WASHINGTON -- Besides being focused on their budget wars with Republicans, President Bill Clinton's White House had its eye on how the New York Yankees were handling a newly signed outfielder, documents released Friday show.
In a June 1995 memo to Clinton, White House chief of staff Rahm Emanuel shed light on the administration's interest in the Yankees' treatment of slugger Darryl Strawberry, who had substance abuse problems during his baseball career.
The memo said that White House drug policy chief Lee Brown had arranged a meeting with Yankees owner George Steinbrenner.
"Our goal is to set down a series of demands at this meeting, such as: (1) Strawberry doing community service with young people, (2) the Yankee franchise setting up a franchise-wide standard, and (3) have the Yankees contribute to a drug program recommended by Director Brown," Emanuel wrote.

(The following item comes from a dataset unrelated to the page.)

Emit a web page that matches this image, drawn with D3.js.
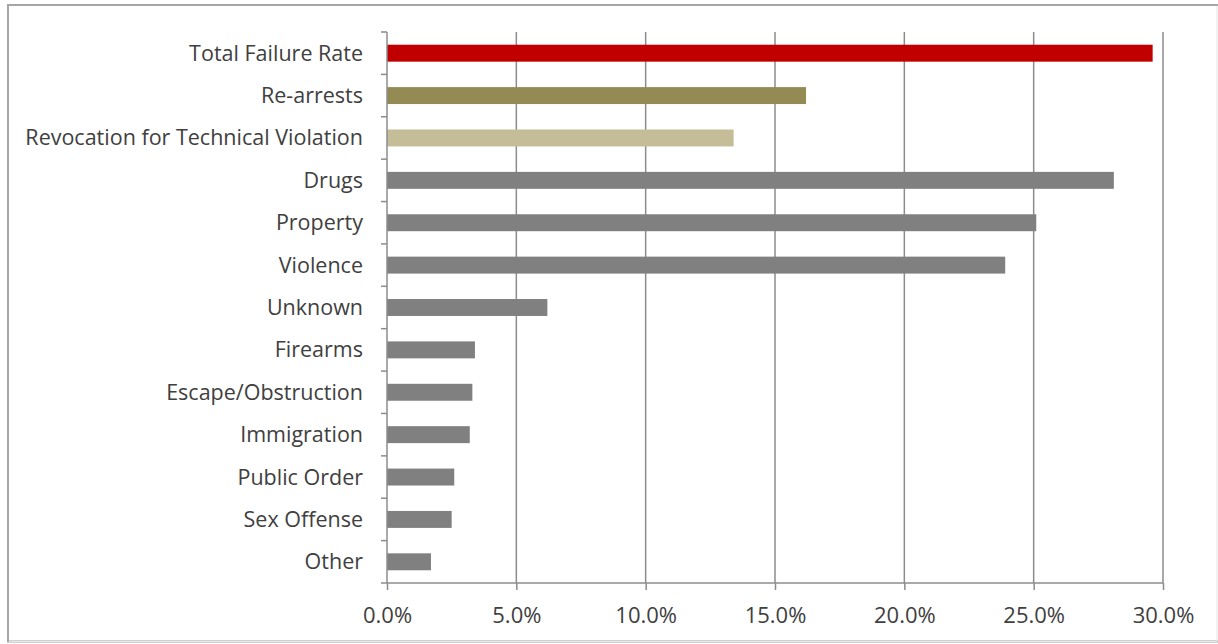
<!DOCTYPE html>
<html>
<head>
<meta charset="utf-8">
<script src="https://cdn.jsdelivr.net/npm/d3@7"></script>
<style>
  html, body { margin: 0; padding: 0; background: #fff; }
  svg { display: block; }
</style>
</head>
<body>
<svg id="chart" width="1218" height="644"></svg>
<script>
// Failure rates by type (share of releases, %)
const categories = [
  "Total Failure Rate", "Re-arrests", "Revocation for Technical Violation",
  "Drugs", "Property", "Violence", "Unknown", "Firearms",
  "Escape/Obstruction", "Immigration", "Public Order", "Sex Offense", "Other"
];
const values = [29.6, 16.2, 13.4, 28.1, 25.1, 23.9, 6.2, 3.4, 3.3, 3.2, 2.6, 2.5, 1.7];
const barColors = [
  "#c00000", "#948a54", "#c4bd97",
  "#808080", "#808080", "#808080", "#808080", "#808080",
  "#808080", "#808080", "#808080", "#808080", "#808080"
];
const xTicks = [0, 5, 10, 15, 20, 25, 30];

const svg = d3.select("#chart");
const W = 1218, H = 644;
const margin = { left: 387, right: 55, top: 32, bottom: 61 };
const font = "'Open Sans', Lato, sans-serif";

// outer frame: darker top and left edges, faint right and bottom edges
svg.append("path")
  .attr("d", `M${W},${H - 2.5}H8V5H${W}`)
  .attr("fill", "none")
  .attr("stroke", "#a6a6a6").attr("stroke-width", 2);
svg.append("path")
  .attr("d", `M${W - 1},6V${H - 2.5}H9`)
  .attr("fill", "none")
  .attr("stroke", "#e6e6e6").attr("stroke-width", 1);

const x = d3.scaleLinear().domain([0, 30]).range([margin.left, W - margin.right]);
const y = d3.scaleBand().domain(categories)
  .range([margin.top, H - margin.bottom])
  .paddingInner(0.6).paddingOuter(0.3);

const grid = "#8c8c8c";

// vertical gridlines
svg.append("g").selectAll("line")
  .data(xTicks.slice(1))
  .join("line")
  .attr("x1", d => x(d)).attr("x2", d => x(d))
  .attr("y1", margin.top).attr("y2", H - margin.bottom)
  .attr("stroke", grid).attr("stroke-width", 1.5);

// bars
svg.append("g").selectAll("rect")
  .data(categories)
  .join("rect")
  .attr("x", x(0))
  .attr("y", d => y(d))
  .attr("width", (d, i) => x(values[i]) - x(0))
  .attr("height", y.bandwidth())
  .attr("fill", (d, i) => barColors[i]);

// x axis
const xAxis = d3.axisBottom(x)
  .tickValues(xTicks)
  .tickFormat(d => d.toFixed(1) + "%")
  .tickSize(7)
  .tickPadding(17);
const gx = svg.append("g")
  .attr("transform", `translate(0,${H - margin.bottom})`)
  .call(xAxis);
gx.select(".domain").remove();
gx.append("line")
  .attr("x1", x(0) - 6).attr("x2", x(30))
  .attr("stroke", grid).attr("stroke-width", 1.5);
gx.selectAll(".tick line").attr("stroke", grid).attr("stroke-width", 1.5);
gx.selectAll(".tick text")
  .attr("fill", "#404040")
  .style("font-family", font)
  .style("font-size", "22px");

// y axis with category boundary ticks
const step = y.step();
const bounds = d3.range(categories.length + 1).map(i => margin.top + i * step);
const gy = svg.append("g");
gy.append("line")
  .attr("x1", x(0)).attr("x2", x(0))
  .attr("y1", margin.top).attr("y2", H - margin.bottom)
  .attr("stroke", grid).attr("stroke-width", 1.5);
gy.selectAll("line.b")
  .data(bounds.slice(0, -1))
  .join("line").attr("class", "b")
  .attr("x1", x(0) - 6).attr("x2", x(0))
  .attr("y1", d => d).attr("y2", d => d)
  .attr("stroke", grid).attr("stroke-width", 1.5);
gy.selectAll("text")
  .data(categories)
  .join("text")
  .attr("x", 363)
  .attr("y", d => y(d) + y.bandwidth() / 2)
  .attr("dy", "0.35em")
  .attr("text-anchor", "end")
  .attr("fill", "#404040")
  .style("font-family", font)
  .style("font-size", "21.5px")
  .text(d => d);
</script>
</body>
</html>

At the time, Steinbrenner had said he believed Strawberry was "worth saving." A few days earlier, Brown said publicly, "The Yankees have struck out by signing Darryl Strawberry" because it suggested to young people that drug-users could be rewarded with lucrative sports contracts.
The Yankees did not immediately respond Friday to a request for comment, including whether they ever met any of the administration demands or if Steinbrenner's meeting with Brown took place.
Strawberry played for the Yankees until 1999 after starring for years with New York Mets and playing for the Los Angeles Dodgers and San Francisco Giants. The eight-time all-star hit 335 career home runs.